Problem statement
Exactly the lines from the start of the data through the line containing "const zoneYTicks = [0, 25, 50, 75, 100, 125, 150, 175]" should be output, with both ends kept and nothing added.

(A block of data)
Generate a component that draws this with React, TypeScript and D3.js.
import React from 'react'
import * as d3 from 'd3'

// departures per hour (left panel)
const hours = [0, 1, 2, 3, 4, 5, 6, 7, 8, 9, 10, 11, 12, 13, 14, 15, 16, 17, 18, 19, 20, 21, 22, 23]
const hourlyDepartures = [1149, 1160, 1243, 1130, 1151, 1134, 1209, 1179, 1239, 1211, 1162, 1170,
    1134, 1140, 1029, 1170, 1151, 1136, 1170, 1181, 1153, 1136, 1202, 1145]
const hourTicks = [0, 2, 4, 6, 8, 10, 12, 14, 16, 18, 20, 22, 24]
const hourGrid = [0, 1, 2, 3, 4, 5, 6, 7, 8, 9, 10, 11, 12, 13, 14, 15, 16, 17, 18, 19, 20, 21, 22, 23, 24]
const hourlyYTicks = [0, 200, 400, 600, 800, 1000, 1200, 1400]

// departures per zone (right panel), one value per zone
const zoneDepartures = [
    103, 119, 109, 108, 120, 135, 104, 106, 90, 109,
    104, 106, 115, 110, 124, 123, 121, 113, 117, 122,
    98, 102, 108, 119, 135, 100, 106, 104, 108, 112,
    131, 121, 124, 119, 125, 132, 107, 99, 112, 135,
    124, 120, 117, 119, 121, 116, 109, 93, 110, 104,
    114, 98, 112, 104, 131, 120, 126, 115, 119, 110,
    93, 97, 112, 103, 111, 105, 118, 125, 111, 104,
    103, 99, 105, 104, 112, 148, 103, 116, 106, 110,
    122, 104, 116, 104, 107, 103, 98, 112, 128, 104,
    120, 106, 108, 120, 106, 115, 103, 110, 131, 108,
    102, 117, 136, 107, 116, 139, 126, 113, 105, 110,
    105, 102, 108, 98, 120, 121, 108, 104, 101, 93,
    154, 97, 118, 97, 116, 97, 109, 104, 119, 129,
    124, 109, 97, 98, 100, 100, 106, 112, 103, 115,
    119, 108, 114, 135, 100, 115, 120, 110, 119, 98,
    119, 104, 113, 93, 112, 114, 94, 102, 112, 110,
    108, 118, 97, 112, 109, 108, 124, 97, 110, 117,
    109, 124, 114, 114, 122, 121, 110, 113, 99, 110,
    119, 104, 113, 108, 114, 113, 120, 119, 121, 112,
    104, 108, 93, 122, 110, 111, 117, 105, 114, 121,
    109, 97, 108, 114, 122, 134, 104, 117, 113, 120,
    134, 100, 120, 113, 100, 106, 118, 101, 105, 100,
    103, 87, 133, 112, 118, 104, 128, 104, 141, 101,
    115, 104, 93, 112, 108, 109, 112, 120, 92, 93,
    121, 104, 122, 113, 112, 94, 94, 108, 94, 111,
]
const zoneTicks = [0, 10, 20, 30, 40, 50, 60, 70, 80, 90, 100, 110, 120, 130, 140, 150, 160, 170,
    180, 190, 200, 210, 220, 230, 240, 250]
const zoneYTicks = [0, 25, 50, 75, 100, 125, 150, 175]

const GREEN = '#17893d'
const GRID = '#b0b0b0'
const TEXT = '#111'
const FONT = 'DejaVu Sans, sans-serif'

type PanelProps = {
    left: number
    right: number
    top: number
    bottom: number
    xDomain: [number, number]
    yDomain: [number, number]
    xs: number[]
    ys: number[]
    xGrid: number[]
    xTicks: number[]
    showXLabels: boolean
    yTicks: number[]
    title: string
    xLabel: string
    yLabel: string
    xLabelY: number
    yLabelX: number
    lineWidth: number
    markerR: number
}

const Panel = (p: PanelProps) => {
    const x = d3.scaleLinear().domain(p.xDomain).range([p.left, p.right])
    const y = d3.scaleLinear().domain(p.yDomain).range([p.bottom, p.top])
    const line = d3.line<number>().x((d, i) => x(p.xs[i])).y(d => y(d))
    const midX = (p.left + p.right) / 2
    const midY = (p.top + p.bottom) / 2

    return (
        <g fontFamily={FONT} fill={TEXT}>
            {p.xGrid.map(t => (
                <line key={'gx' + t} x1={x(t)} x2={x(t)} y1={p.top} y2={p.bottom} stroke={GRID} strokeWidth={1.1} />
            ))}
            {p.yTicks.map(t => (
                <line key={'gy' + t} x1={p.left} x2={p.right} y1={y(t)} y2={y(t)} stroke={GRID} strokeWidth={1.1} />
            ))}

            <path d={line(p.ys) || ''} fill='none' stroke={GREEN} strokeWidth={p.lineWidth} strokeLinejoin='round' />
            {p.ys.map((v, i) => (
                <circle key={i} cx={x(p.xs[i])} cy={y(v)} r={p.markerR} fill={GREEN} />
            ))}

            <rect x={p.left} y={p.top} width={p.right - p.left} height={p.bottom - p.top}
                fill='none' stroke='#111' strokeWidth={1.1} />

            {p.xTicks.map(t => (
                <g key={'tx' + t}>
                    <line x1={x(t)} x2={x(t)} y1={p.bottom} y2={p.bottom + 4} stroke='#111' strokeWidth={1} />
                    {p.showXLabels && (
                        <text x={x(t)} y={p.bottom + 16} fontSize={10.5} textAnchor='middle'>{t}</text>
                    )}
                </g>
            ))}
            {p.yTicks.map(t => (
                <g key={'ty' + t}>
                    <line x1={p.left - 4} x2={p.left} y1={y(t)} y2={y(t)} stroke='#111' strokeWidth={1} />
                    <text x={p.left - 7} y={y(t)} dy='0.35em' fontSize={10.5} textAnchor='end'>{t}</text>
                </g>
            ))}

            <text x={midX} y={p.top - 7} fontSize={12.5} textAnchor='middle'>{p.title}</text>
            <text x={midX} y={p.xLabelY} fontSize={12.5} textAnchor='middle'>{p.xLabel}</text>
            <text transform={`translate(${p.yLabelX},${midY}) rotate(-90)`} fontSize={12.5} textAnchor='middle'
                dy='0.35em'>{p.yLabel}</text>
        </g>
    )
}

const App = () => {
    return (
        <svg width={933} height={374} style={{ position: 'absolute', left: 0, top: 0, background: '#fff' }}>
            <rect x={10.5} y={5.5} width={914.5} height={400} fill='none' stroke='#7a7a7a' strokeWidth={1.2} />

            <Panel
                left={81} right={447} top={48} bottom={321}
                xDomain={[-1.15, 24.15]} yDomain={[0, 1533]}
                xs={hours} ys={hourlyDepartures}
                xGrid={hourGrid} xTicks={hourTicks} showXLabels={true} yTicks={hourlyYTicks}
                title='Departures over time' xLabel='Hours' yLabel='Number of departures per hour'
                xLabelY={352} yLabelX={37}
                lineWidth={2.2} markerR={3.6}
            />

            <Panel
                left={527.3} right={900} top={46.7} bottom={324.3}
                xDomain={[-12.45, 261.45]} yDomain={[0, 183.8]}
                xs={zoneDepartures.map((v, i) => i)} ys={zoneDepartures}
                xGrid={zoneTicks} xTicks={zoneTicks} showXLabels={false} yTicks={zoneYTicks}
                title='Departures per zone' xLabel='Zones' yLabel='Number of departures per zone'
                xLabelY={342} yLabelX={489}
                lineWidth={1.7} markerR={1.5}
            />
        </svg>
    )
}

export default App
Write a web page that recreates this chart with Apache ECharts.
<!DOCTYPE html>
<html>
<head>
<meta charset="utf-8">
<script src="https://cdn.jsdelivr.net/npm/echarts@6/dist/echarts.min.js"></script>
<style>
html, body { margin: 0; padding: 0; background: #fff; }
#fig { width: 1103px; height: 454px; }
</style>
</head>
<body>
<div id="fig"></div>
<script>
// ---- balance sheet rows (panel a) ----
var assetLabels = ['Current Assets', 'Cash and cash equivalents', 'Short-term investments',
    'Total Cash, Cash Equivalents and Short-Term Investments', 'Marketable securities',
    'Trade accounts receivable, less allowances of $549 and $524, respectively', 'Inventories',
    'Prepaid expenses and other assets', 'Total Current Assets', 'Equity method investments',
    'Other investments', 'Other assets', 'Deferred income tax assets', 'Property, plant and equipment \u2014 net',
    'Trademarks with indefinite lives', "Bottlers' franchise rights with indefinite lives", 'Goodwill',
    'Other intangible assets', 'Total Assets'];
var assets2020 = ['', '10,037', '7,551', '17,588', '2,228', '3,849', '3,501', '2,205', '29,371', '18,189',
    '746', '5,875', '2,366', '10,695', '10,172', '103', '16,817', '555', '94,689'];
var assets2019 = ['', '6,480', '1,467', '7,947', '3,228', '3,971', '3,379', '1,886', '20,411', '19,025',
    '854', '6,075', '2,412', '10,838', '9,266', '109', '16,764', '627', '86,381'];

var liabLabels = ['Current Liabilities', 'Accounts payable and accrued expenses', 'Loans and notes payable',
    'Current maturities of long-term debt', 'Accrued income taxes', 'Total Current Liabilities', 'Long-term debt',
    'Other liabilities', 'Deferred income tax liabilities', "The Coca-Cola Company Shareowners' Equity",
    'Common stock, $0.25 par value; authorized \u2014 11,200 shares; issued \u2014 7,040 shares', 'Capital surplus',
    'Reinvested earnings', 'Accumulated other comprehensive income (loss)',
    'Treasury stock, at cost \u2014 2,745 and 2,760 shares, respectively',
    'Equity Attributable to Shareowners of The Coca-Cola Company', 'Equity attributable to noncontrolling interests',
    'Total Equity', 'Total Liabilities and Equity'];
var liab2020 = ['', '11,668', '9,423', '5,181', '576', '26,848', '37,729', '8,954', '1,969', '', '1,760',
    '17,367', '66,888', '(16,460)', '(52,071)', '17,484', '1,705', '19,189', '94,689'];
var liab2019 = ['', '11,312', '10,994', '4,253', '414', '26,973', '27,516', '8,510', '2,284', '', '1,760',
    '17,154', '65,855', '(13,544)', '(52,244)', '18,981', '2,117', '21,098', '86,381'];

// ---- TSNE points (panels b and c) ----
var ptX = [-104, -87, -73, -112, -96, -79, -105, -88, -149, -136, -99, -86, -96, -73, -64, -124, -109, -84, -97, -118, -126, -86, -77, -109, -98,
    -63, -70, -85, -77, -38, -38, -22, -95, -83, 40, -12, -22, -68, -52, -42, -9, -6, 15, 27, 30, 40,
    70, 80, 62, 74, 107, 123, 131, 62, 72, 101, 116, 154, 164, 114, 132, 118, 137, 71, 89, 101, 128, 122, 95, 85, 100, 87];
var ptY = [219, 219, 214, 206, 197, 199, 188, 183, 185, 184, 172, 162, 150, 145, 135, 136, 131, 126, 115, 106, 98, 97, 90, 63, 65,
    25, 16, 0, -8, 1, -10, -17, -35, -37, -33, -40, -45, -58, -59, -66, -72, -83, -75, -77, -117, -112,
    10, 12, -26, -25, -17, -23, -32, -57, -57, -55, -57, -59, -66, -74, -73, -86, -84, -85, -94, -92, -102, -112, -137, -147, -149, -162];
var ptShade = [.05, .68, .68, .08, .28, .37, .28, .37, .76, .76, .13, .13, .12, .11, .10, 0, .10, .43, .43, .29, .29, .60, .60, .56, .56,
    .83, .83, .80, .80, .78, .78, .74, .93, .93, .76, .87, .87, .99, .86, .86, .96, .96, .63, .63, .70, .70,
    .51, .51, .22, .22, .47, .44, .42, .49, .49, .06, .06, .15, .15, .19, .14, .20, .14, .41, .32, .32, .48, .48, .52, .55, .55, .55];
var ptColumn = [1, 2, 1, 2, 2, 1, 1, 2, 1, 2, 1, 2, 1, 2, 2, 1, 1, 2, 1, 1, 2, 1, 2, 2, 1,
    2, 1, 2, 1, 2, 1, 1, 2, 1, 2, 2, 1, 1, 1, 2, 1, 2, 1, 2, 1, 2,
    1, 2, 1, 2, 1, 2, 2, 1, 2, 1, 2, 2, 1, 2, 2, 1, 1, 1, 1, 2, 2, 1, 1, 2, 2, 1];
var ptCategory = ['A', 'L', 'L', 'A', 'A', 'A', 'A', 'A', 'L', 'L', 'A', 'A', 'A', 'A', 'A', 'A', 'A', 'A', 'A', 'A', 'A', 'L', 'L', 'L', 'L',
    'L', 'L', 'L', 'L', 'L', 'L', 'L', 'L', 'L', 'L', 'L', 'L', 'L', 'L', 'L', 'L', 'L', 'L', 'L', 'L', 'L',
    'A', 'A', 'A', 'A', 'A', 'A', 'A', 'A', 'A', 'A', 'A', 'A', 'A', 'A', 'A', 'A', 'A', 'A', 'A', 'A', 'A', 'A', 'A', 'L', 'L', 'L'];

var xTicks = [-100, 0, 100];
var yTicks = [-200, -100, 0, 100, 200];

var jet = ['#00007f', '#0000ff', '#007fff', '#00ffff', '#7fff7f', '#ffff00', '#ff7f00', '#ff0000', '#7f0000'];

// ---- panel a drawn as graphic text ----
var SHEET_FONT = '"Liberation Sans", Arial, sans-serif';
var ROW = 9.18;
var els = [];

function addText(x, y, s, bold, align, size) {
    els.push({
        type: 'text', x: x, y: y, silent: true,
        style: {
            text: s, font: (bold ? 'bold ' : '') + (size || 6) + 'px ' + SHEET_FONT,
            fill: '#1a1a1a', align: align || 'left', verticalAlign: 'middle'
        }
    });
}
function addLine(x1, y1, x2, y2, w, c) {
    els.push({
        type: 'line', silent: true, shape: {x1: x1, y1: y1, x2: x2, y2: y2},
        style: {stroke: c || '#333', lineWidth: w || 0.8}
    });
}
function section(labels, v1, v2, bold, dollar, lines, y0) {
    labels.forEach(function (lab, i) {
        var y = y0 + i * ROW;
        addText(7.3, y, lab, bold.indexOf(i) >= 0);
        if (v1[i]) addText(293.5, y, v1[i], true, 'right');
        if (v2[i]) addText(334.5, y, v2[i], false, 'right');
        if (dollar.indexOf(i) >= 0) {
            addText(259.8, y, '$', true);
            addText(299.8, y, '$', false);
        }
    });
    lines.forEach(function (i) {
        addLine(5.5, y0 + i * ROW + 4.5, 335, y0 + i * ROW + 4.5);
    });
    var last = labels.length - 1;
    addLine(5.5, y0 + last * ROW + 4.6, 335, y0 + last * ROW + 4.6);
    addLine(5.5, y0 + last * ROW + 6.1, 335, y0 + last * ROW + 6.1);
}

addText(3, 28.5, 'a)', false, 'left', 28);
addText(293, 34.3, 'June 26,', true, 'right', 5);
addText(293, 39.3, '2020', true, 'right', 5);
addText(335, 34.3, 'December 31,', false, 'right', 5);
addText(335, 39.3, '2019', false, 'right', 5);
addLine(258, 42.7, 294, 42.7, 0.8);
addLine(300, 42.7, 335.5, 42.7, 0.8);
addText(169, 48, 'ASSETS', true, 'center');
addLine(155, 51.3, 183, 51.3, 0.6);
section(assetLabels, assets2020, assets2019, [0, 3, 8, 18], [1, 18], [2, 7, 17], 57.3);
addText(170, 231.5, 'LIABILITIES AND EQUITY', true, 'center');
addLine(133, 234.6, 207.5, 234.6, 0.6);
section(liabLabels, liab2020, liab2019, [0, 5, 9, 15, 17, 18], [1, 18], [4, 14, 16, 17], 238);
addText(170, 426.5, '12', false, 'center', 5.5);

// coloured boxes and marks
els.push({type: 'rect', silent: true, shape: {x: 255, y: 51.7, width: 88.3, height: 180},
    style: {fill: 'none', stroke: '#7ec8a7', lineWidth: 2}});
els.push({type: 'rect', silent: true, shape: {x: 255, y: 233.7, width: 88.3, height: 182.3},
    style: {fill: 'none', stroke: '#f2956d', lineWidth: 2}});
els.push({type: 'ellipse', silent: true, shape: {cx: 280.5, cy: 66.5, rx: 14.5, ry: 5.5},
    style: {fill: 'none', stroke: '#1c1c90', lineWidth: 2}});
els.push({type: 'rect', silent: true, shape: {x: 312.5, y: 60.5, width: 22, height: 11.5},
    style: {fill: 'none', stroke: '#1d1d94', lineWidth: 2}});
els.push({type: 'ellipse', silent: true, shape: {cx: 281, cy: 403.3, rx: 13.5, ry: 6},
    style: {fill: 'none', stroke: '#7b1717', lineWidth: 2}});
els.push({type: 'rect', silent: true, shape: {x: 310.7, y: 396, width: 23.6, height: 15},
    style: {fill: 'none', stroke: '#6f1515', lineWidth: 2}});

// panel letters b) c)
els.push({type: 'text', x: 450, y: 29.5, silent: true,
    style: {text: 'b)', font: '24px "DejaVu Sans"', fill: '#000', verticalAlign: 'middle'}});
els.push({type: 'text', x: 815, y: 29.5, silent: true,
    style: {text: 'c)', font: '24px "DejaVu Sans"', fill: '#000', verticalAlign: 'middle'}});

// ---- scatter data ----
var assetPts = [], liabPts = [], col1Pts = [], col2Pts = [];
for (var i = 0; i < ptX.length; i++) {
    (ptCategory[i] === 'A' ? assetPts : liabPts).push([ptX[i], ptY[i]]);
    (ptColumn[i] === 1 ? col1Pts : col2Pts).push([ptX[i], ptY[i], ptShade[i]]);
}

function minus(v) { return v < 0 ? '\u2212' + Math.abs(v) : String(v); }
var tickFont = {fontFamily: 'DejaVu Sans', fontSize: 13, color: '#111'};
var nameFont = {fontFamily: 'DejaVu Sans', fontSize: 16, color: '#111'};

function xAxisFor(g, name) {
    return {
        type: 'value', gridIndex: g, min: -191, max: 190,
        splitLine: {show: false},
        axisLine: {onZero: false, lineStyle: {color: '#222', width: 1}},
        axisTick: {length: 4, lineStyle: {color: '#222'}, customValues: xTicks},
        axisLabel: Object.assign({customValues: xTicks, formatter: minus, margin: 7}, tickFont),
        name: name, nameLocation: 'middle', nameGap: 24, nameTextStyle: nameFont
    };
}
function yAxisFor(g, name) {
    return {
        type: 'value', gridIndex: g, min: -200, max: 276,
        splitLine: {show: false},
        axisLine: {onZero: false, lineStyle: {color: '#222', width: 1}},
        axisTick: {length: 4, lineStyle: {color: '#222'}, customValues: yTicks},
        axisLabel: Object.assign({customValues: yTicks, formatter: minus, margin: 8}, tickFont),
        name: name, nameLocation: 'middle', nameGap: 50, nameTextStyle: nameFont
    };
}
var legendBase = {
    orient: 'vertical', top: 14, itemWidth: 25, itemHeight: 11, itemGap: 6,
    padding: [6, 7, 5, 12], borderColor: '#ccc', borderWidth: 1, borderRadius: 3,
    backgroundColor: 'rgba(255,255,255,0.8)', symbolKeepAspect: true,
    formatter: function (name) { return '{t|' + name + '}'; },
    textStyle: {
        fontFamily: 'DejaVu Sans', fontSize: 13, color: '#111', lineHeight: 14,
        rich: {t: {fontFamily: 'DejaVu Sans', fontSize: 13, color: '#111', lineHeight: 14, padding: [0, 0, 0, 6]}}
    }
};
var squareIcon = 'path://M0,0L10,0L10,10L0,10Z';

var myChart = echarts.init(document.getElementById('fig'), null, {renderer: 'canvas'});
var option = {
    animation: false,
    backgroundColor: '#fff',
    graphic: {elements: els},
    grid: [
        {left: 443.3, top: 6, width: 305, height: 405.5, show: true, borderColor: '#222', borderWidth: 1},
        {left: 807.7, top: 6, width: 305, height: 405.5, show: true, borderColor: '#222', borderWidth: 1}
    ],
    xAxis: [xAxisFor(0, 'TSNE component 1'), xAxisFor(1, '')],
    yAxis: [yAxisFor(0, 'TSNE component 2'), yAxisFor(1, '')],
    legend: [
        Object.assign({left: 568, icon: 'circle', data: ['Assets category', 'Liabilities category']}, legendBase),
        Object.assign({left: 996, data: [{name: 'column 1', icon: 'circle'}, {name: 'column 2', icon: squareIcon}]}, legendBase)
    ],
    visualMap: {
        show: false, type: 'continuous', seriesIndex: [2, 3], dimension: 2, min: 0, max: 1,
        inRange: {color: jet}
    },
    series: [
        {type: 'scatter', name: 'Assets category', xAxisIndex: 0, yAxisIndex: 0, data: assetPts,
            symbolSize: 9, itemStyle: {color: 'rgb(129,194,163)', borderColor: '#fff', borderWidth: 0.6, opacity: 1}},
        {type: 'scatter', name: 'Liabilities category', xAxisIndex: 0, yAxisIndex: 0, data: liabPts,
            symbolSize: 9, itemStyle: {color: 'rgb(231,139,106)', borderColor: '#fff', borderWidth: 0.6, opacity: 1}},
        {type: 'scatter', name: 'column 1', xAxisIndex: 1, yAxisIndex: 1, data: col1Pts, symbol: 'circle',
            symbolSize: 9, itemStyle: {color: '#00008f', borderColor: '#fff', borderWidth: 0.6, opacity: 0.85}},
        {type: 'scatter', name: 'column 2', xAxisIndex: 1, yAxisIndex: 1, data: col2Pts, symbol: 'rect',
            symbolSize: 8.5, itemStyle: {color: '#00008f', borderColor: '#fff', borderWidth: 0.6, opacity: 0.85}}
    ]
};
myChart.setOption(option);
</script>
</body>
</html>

Problem solution
Generate a component that draws this with React, TypeScript and D3.js.
import React from 'react'
import * as d3 from 'd3'

// departures per hour (left panel)
const hours = [0, 1, 2, 3, 4, 5, 6, 7, 8, 9, 10, 11, 12, 13, 14, 15, 16, 17, 18, 19, 20, 21, 22, 23]
const hourlyDepartures = [1149, 1160, 1243, 1130, 1151, 1134, 1209, 1179, 1239, 1211, 1162, 1170,
    1134, 1140, 1029, 1170, 1151, 1136, 1170, 1181, 1153, 1136, 1202, 1145]
const hourTicks = [0, 2, 4, 6, 8, 10, 12, 14, 16, 18, 20, 22, 24]
const hourGrid = [0, 1, 2, 3, 4, 5, 6, 7, 8, 9, 10, 11, 12, 13, 14, 15, 16, 17, 18, 19, 20, 21, 22, 23, 24]
const hourlyYTicks = [0, 200, 400, 600, 800, 1000, 1200, 1400]

// departures per zone (right panel), one value per zone
const zoneDepartures = [
    103, 119, 109, 108, 120, 135, 104, 106, 90, 109,
    104, 106, 115, 110, 124, 123, 121, 113, 117, 122,
    98, 102, 108, 119, 135, 100, 106, 104, 108, 112,
    131, 121, 124, 119, 125, 132, 107, 99, 112, 135,
    124, 120, 117, 119, 121, 116, 109, 93, 110, 104,
    114, 98, 112, 104, 131, 120, 126, 115, 119, 110,
    93, 97, 112, 103, 111, 105, 118, 125, 111, 104,
    103, 99, 105, 104, 112, 148, 103, 116, 106, 110,
    122, 104, 116, 104, 107, 103, 98, 112, 128, 104,
    120, 106, 108, 120, 106, 115, 103, 110, 131, 108,
    102, 117, 136, 107, 116, 139, 126, 113, 105, 110,
    105, 102, 108, 98, 120, 121, 108, 104, 101, 93,
    154, 97, 118, 97, 116, 97, 109, 104, 119, 129,
    124, 109, 97, 98, 100, 100, 106, 112, 103, 115,
    119, 108, 114, 135, 100, 115, 120, 110, 119, 98,
    119, 104, 113, 93, 112, 114, 94, 102, 112, 110,
    108, 118, 97, 112, 109, 108, 124, 97, 110, 117,
    109, 124, 114, 114, 122, 121, 110, 113, 99, 110,
    119, 104, 113, 108, 114, 113, 120, 119, 121, 112,
    104, 108, 93, 122, 110, 111, 117, 105, 114, 121,
    109, 97, 108, 114, 122, 134, 104, 117, 113, 120,
    134, 100, 120, 113, 100, 106, 118, 101, 105, 100,
    103, 87, 133, 112, 118, 104, 128, 104, 141, 101,
    115, 104, 93, 112, 108, 109, 112, 120, 92, 93,
    121, 104, 122, 113, 112, 94, 94, 108, 94, 111,
]
const zoneTicks = [0, 10, 20, 30, 40, 50, 60, 70, 80, 90, 100, 110, 120, 130, 140, 150, 160, 170,
    180, 190, 200, 210, 220, 230, 240, 250]
const zoneYTicks = [0, 25, 50, 75, 100, 125, 150, 175]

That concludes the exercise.